Biedroń został zatrzymanypodczas demonstracji, które przeszły ulicami Warszawy w dniu Święta Niepodległości. Dziś postawiono mu zarzut naruszenia nietykalności cielesnej funkcjonariusza. Grozi za to do trzech lat więzienia.
Biedroń na konferencji prasowej nazwał ten zarzut _ kuriozalnym _. Jego zdaniem to on został trzykrotnie pobity przez funkcjonariuszy; miał być m.in. bity przez policjanta w radiowozie, gdy był już skuty kajdankami. To właśnie przeciwko temu funkcjonariuszowi Biedroń złożył zawiadomienie w śródmiejskiej prokuraturze rejonowej. Mec. Jacek Dubois, adwokat Biedronia, poinformował też, że złożył wniosek o umorzenie postępowania przeciw swojemu klientowi.

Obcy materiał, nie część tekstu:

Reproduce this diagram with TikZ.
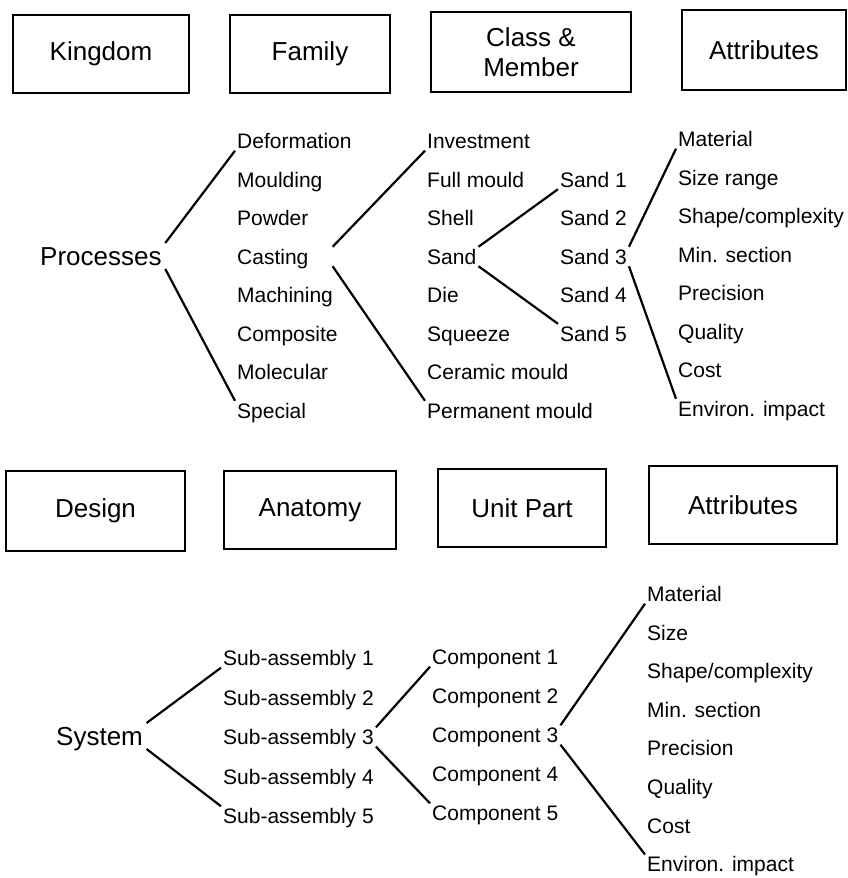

Biedroń podkreślał, że policja nie pozwoliła mu się skontaktować z najbliższymi. Mówił też, że protokół zatrzymania przedstawiono mu dopiero w piątek, co jest naruszeniem procedur.
Czwartkowy _ Marsz Niepodległości _ zorganizowany przez Obóz Narodowo-Radykalny i Młodzież Wszechpolską przeszedł przez Warszawę, mimo kontrmanifestacji środowisk antyfaszystowskich skupionych w Porozumieniu 11 Listopada. Narodowcy zostali zmuszeni do zmiany trasy przemarszu. Łącznie na ulicach stolicy protestowało kilka tysięcy osób; doszło do bójek i przepychanek. Zatrzymano 33 osoby, 12 z nich ma dostać lub już dostało zarzuty naruszenia nietykalności lub czynnej napaści na policjantów.